To evaluate the effectiveness of our proposed method on VGG-16, we test it on CIFAR-10 and CIFAR-100 datasets.

Table 1. Pruning results of VGGNet on CIFAR-10 and CIFAR-100. “Baseline” and “Param. baseline” denote the normal accuracy and number of parameters of the original model, respectively. In “Method” column, “iter-1” declares the first iteration of pruning. The pruned ratio of parameters and FLOPs are also shown in column-7&8.

VGG-16 on CIFAR-10. Considering that convolutional layers of VGGNet are different in robustness [12] and information concentration, we give each convolution layer a separate pruning ratio. According to the number of filters and the results shown in Fig. 3, the layers of VGG-16 are divided into 3 levels, the layers with less than 128 filters, the layers with 256 filters and the layers with 512 filters. For a given entropy pruning rate r, the rates are set to 0.5r, r and 1.5r for the three levels, respectively. We set \(r = 10\)% and prune VGG-16 model iteratively. As shown in Table 1(a), our proposed EFP achieves a better performance than the other filter pruning methods. With only one iteration, our method can prune 50% parameters and even achieve 0.25% accuracy improvement. After four iterations, the parameters saving can be up to 92.9% and the FLOP reduction is 76% with 0.04% accuracy improvement, which has advanced the state-of-the-art.
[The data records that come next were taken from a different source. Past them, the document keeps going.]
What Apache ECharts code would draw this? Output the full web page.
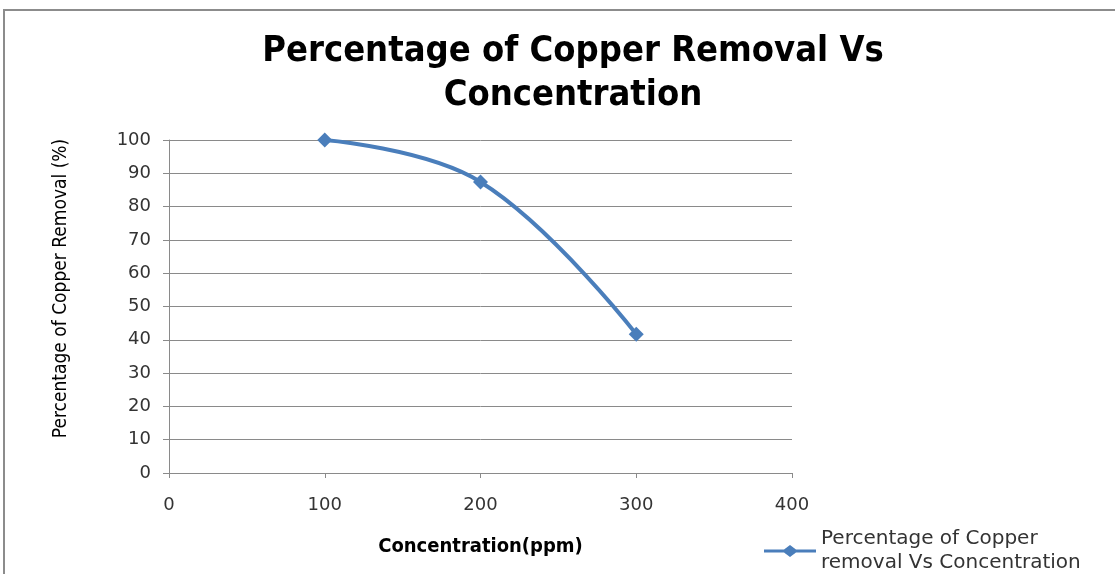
<!DOCTYPE html>
<html><head><meta charset="utf-8">
<script src="https://cdn.jsdelivr.net/npm/echarts@6/dist/echarts.min.js"></script>
<style>html,body{margin:0;padding:0;background:#fff}#c{width:1115px;height:574px}</style>
</head><body><div id="c"></div>
<script>
const concentration = [100, 200, 300];
const removal = [100, 87.4, 41.7];
const seriesName = 'Percentage of Copper\nremoval Vs Concentration';
const titleText = 'Percentage of Copper Removal Vs\nConcentration';

const chart = echarts.init(document.getElementById('c'), null, {renderer:'canvas'});
const gray = '#8a8a8a';
chart.setOption({
  animation:false,
  backgroundColor:'#fff',
  graphic:[{type:'rect', shape:{x:4,y:10,width:1200,height:700}, style:{fill:'none', stroke:'#8c8c8c', lineWidth:2}, z:-1}],
  title:{text:titleText, left:568, top:25, textAlign:'center',
    textStyle:{fontFamily:'DejaVu Sans Condensed', fontWeight:'bold', fontSize:36, lineHeight:44, color:'#000'}},
  grid:{left:169, top:140, width:623, height:333, containLabel:false},
  legend:{orient:'vertical', left:759, top:522, itemWidth:52, itemHeight:12, itemGap:4,
    textStyle:{fontFamily:'DejaVu Sans', fontSize:20, lineHeight:24, color:'#333'},
    data:[{name:seriesName, icon:'path://M0,4.5 L20,4.5 L26,0 L32,4.5 L52,4.5 L52,7.5 L32,7.5 L26,12 L20,7.5 L0,7.5 Z'}]},
  xAxis:{type:'value', min:0, max:400, interval:100,
    name:'Concentration(ppm)', nameLocation:'middle', nameGap:64,
    nameTextStyle:{fontFamily:'DejaVu Sans Condensed', fontWeight:'bold', fontSize:20, color:'#000'},
    axisLine:{show:true, onZero:false, lineStyle:{color:gray,width:1}},
    axisTick:{show:true, length:5, lineStyle:{color:gray}},
    splitLine:{show:false},
    axisLabel:{fontFamily:'DejaVu Sans', fontSize:18, color:'#333', margin:23}},
  yAxis:{type:'value', min:0, max:100, interval:10,
    name:'Percentage of Copper Removal (%)', nameLocation:'middle', nameGap:98, nameRotate:90,
    nameTextStyle:{fontFamily:'DejaVu Sans Condensed', fontSize:19, color:'#000', padding:[0,0,0,36]},
    axisLine:{show:true, lineStyle:{color:gray,width:1}},
    axisTick:{show:true, length:6, lineStyle:{color:gray}},
    splitLine:{show:true, lineStyle:{color:gray,width:1}},
    axisLabel:{fontFamily:'DejaVu Sans', fontSize:18, color:'#333', margin:18}},
  series:[{name:seriesName, type:'line', smooth:0.4,
    data: concentration.map((x,i)=>[x, removal[i]]),
    symbol:'diamond', symbolSize:15,
    lineStyle:{color:'#4a7ebb', width:4},
    itemStyle:{color:'#4a7ebb'}}]
});
</script></body></html>
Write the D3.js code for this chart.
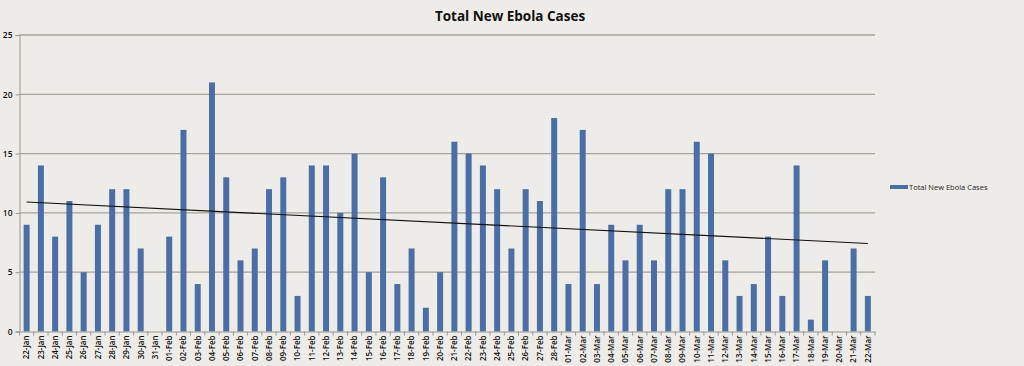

VGG-16 on CIFAR-100. We use the same setting on VGG-16 to evaluate our method on CIFAR-100. As can be seen from Table 1(b), our model can achieve 44% FLOPs reduction with only two iterations, which is better than the result of [15]. The pruning ratio is not as high as it in CIFAR-10. It is possibly due to the fact that CIFAR-100 contains more classes and it needs more information to classify targets.

4.3 Pruning ResNet

For ResNet architectures, two models ResNet-56 and ResNet-164 with bottleneck structure are utilized to evaluate the proposed method. In bottleneck blocks, the BN layer and ReLU are placed before each convolutional layer. Considering that there are skip connections in the ResNet structures and the information can be shared across the network, we use the same entropy pruning ratio to prune all the layers. Moreover, the feature information can be shared across the network through skip connection, making ResNet structures less sensitive to large-scale pruning, so we prune ResNet-56 and ResNet-164 in a one-shot manner.

Table 2. Pruning results of ResNet on CIFAR-10 and CIFAR-100 datasets. In “Method” column, “10%” is the one-shot pruning ratio of entropy weights.

ResNet-56 on CIFAR-10. We first prune a medium depth network ResNet-56 on CIFAR-10. The result is compared with several state-of-the-art methods. As shown in Table 2(a), we can gain almost the equal accuracy with the original model with about 26% parameters pruned and 30% FLOPs reduced. Moreover, our EFP can also prune 50.8% parameters and 53.9% FLOPs with only 0.79% accuracy drop. It can be observed that unlike VGGNet has a large number of parameters and FLOPs, the bottleneck designed ResNet has less redundancy in parameters and calculations.

ResNet-164 on CIFAR-100. For the deeper network ResNet-164, we adopt the same setting with ResNet-56. Table 2(b) shows that our method outperforms Network Slimming [15]. For ResNet-164, Network Slimming can prune 15% parameters without accuracy loss. When they prune about 30% parameters, there will be 0.54% accuracy drop. However, our proposed method can outperform the original model by 0.18% with 41.2% parameters pruned and 46.8% FLOPs reduced. When we prune 30% entropy weights, our method achieves 52.94% parameters pruned and 58.7% FLOPs saved with only 0.37% accuracy drop.

Fig. 4.
figure 4

Pruning results of ResNet-164 on CIFAR-100 regarding different entropy pruning ratios.

To comprehensively understand the impact of our proposed method on the model, we test model compression ratio and accuracy of different entropy pruning rates. As shown in Fig. 4, the accuracy of the pruned model first rises above the baseline model and then drops as the entropy pruning rate increases. When the entropy pruning ratio is under 25%, almost 50% parameters are pruned, and our method brings no accuracy loss and even achieves slight accuracy improvement. This result shows our proposed EFP can reduce redundant information and improve the effective expression of features.

5 Conclusion

In this paper, we propose a simple yet effective method, which evaluates the usefulness of convolution filters based on the information contained in the feature maps output by these filters. Our method introduces entropy to measure the amount of information carried by feature maps and evaluate the importance of corresponding convolution filters. Features selection module is designed to formulate pruning strategies. To fit different network structures, some pruning strategies are proposed and address the problem of the dimension mismatch in resnets during pruning. Moreover, the distribution of information in every convolutional layer of CNNs is also discussed and the results demonstrate that in some layers most filters make limited contribution to the performance of the model. Extensive experiments show the superiority of our approach compared to the existing methods. Notably, for VGG-16 on CIFAR-10, our proposed method can prune 92.9% parameters and meanwhile lead to 76% FLOPs reduction without accuracy loss, and this performance has advanced recent state-of-the-art methods.